Well, for the first time in a couple of years, I headed out to the Rangers game to retake the pictures for my seat selector feature here on my site. First done about ten years ago, it’s something I’ve always had fun with, but it is a heck of a lot of work. Once I get the pics all sorted out, I’ll update my online feature, and post a story about it.
Anyway, when that was over (I started at 5:10PM and finished at 6:48PM, downed 60oz of Gatorade, and two bottles of water during all of this), I sat down to watch the Rangers game. It’s only my third game of the season so far, but I always like just sitting in the last row of the upper deck with my Palm to score the game and my headphone radio. I enjoy those. If the park wasn’t so far away, I’d probably go to more. Anyway..
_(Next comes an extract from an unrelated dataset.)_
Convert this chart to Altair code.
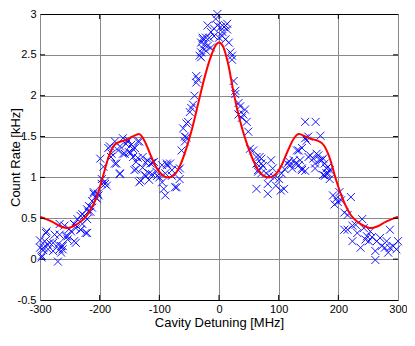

After an insanely long first two innings (an hour), I came to the conclusion that I’d be there for awhile. The Rangers scored three in the bottom of the first, and then gave them right back in the top of the second. It was 3-3 after two. Neither pitcher had much of anything on the mound, and both escaped some situations that would have made the three a much larger crooked number on the scoreboard.
Joe Saunders is a pretty decent pitcher, but not here. Before the game, one of the radio guys (get well Eric!) said that Saunders was something like 0-5 with an ERA in the 12’s in our ballpark. This game didn’t help. Saunders was hit pretty hard, giving up eight runs on five walks and six hits in just 3.2 innings. He was pretty bad. In fact, in the first inning, I really thought we were going to score six or seven and get him out of there with less than an inning pitched, but he escaped that.
Our offense was propelled by the home run. We had five of them in all. Four off of Joe Saunders. Kinsler led off the game with one. Marlon Byrd had a two run shot later in the first inning. That felt good, as a lot of ours have been solo home runs lately. What felt better though was the three run home run Byrd also had in the fourth inning, which was followed up by a solo shot by Nelson Cruz. David Murphy also added a solo shot in the seventh. The home runs accounted for seven of our nine runs.
Pitching wise, I have to say that Scott Feldman was pretty pedestrian, bordering on awful the first two innings. He completely failed in the shutdown inning, he just looked bad. Which is what makes innings three through six more impressive. After 57 pitches in the first two, Scott settled down, and pitched extremely well in 3-6. He needed about 60 pitches to get through the other four innings, and allowed no more runs. At one point he retired a ton of guys in a row – I forget how many. In fact, had his pitch count not been at 116 after six innings, he probably would have come back out – he was looking QUITE good.
Problem is our pen made the game seem closer than it really was. Going up 9-3 in the ninth, CJ Wilson coughed up a couple of runs. One was unearned, but still. 9-3 would have felt a lot better than 9-5, even though both resulted in a win, and us getting back to just one and a half games out of first.
Still kind of bummed at how far we fell in June, but the win helps ease that a little.